I usually plan an enormous garden - one that will overwhelm us with vegetables that must be passed along to friends and family.  This year of course I did the same - on paper - but when it came to building it, I realized some compromises would have to be made.  We are just too busy this season.  So I planted just enough.  And in some cases the just enough has turned out to be hardly any at all.  And yet it will still feed us, if we make thriftiness a virtue.

What I mean by that is to make the most of things.  Not just with perspective, but literally make the most of things.  It means noticing and appreciating things we would normally ignore, like the wild callaloo in the garden, or the cassava and sweet potato greens.  We had a year like this last year, too.  While we were travelling, a good part of the garden died from neglect.  We had to be content with what we had....and once I got over the disappointment of not having a huge, beautiful, productive garden, I realized it was still enough.   (Almost a radical idea in a culture of consumerism and over-consumption).  I ended up happy that the garden worked out the way it did, because it forced me to be creative and to try new things that turned out to be really good.

So even though it isn't quite the garden of my dreams, I have confidence that it will provide, not only the bare minimum, but really, truly cover the table.

Wednesday, June 1, 2016

Onions!





Some tears were shed this week as we harvested the onions to make space for the Dudley farm corn, which will hopefully be planted this weekend.  These onions are strong, and I unthinkingly rubbed one of my eyes after pulling several armfuls.
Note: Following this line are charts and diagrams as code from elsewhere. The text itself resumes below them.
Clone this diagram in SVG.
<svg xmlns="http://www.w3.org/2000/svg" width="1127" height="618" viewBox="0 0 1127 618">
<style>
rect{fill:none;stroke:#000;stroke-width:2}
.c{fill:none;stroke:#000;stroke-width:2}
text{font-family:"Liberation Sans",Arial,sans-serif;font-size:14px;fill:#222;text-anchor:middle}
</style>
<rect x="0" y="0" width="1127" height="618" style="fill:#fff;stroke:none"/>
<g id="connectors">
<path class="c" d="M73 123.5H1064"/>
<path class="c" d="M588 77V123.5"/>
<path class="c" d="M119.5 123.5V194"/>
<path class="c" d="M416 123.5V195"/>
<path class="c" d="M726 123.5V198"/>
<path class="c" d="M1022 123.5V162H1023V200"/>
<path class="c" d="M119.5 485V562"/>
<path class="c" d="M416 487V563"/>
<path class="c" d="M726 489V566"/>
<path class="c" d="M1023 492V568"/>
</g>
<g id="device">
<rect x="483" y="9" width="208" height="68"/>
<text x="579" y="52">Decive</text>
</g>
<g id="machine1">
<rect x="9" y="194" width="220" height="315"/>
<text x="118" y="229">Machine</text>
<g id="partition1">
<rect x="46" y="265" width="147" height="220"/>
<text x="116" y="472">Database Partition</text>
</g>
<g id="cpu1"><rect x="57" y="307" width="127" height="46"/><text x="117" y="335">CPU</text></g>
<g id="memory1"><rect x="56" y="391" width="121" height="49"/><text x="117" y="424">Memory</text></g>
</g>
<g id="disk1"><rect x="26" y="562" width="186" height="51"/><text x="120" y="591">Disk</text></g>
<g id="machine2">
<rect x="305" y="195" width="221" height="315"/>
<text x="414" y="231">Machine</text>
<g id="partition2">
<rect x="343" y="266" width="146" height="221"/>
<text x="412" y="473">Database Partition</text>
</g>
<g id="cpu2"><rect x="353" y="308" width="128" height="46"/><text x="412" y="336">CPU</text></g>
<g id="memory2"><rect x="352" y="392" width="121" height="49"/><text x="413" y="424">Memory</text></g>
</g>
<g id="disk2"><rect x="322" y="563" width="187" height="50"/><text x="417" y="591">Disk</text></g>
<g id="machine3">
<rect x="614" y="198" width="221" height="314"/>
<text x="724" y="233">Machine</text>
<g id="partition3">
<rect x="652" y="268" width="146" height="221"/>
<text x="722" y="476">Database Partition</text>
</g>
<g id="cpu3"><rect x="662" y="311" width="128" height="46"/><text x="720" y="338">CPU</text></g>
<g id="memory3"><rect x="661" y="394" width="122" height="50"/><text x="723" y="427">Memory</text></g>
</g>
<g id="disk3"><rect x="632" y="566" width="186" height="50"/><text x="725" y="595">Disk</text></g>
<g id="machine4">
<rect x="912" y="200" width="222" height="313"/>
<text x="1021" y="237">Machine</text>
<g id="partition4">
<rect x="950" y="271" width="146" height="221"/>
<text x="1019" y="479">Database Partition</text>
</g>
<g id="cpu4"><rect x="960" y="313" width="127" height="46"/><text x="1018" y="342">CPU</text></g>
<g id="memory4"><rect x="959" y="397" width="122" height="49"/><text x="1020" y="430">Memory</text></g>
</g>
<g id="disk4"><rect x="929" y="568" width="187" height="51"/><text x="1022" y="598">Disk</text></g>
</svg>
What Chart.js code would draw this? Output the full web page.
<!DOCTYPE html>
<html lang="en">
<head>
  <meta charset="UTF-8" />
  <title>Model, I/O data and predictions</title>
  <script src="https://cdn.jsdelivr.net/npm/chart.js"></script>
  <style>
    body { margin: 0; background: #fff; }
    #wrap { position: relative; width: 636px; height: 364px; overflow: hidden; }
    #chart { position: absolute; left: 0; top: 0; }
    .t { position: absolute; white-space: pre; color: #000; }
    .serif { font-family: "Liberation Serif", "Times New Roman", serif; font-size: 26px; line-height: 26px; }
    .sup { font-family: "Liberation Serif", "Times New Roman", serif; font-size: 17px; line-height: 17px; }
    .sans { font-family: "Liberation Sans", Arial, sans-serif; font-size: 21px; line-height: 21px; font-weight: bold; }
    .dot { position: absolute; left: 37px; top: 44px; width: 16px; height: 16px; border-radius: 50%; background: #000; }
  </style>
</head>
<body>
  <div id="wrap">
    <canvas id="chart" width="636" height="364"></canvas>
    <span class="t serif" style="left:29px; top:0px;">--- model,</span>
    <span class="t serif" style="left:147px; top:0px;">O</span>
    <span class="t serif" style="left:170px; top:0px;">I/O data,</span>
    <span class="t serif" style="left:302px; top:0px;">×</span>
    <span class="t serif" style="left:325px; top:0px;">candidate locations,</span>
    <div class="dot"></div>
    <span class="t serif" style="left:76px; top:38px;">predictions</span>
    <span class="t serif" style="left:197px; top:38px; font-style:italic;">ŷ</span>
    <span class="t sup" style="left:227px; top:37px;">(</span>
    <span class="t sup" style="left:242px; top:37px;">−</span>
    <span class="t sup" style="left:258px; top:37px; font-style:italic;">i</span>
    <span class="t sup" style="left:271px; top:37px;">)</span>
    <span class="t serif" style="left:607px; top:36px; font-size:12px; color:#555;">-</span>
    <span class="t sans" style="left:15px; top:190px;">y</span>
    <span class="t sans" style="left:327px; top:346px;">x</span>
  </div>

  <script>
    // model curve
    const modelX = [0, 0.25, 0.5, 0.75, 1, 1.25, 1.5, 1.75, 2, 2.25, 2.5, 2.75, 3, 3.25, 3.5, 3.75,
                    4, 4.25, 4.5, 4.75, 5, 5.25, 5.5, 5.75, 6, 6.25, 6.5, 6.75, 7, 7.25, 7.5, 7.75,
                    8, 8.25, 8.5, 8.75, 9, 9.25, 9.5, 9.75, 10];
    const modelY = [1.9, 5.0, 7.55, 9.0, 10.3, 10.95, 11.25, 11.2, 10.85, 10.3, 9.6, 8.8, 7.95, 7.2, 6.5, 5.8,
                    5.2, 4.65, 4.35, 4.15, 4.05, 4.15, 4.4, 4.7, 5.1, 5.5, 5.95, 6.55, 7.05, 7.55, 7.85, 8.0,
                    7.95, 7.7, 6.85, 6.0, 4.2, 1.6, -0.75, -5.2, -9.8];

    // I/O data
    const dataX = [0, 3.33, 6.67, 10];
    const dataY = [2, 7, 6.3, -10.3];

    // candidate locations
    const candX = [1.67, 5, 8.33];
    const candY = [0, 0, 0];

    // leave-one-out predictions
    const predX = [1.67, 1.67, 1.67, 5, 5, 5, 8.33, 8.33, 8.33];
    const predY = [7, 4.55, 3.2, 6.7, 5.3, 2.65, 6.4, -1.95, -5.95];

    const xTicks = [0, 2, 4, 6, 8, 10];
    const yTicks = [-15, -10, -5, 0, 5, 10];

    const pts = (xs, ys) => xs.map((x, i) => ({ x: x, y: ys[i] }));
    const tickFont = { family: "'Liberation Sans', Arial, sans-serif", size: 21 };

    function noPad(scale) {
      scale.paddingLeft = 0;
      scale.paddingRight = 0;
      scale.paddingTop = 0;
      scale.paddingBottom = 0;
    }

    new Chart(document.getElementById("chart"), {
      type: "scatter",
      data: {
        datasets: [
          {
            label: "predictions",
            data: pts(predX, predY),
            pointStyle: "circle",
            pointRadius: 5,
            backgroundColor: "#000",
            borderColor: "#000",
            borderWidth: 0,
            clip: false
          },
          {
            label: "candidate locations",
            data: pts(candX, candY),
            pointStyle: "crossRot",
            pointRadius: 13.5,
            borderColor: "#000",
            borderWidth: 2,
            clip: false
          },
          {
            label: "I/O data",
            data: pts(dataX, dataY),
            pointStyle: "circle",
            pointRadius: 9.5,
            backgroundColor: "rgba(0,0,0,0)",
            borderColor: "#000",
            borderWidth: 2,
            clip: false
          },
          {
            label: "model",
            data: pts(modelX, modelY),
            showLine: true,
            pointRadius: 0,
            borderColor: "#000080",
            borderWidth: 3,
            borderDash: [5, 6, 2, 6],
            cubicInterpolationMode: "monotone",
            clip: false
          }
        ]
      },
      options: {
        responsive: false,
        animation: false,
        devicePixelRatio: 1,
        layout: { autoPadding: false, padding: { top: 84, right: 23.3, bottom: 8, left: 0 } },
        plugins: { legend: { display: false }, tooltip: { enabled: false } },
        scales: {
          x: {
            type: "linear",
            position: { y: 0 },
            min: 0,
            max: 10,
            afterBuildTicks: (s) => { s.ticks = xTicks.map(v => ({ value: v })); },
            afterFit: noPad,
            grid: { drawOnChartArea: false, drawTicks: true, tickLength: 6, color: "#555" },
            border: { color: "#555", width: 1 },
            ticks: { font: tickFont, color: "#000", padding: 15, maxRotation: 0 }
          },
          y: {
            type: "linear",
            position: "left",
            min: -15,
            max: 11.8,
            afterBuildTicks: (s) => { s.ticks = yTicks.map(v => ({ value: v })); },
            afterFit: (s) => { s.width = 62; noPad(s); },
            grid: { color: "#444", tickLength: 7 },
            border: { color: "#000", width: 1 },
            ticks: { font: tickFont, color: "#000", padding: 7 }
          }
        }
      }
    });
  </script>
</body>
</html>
We got a lot of each kind - red, white and yellow, and they are drying under the barn.  We've never had onions get to this stage yet - usually we eat them all or last year they rotted because I planted them between other things, and it was a choice between watering the onions and having them rot, or letting the rest of the spring vegetables wither up and die.  Ah...the lessons from gardening!

Last fall we were very ambitious with the onions, because homegrown onions are just so good!  I put them up in their own spot that hasn't been irrigated at all, and we've lost very few.  I don't know how long they will keep, but if they keep well, this will be onions for quite awhile.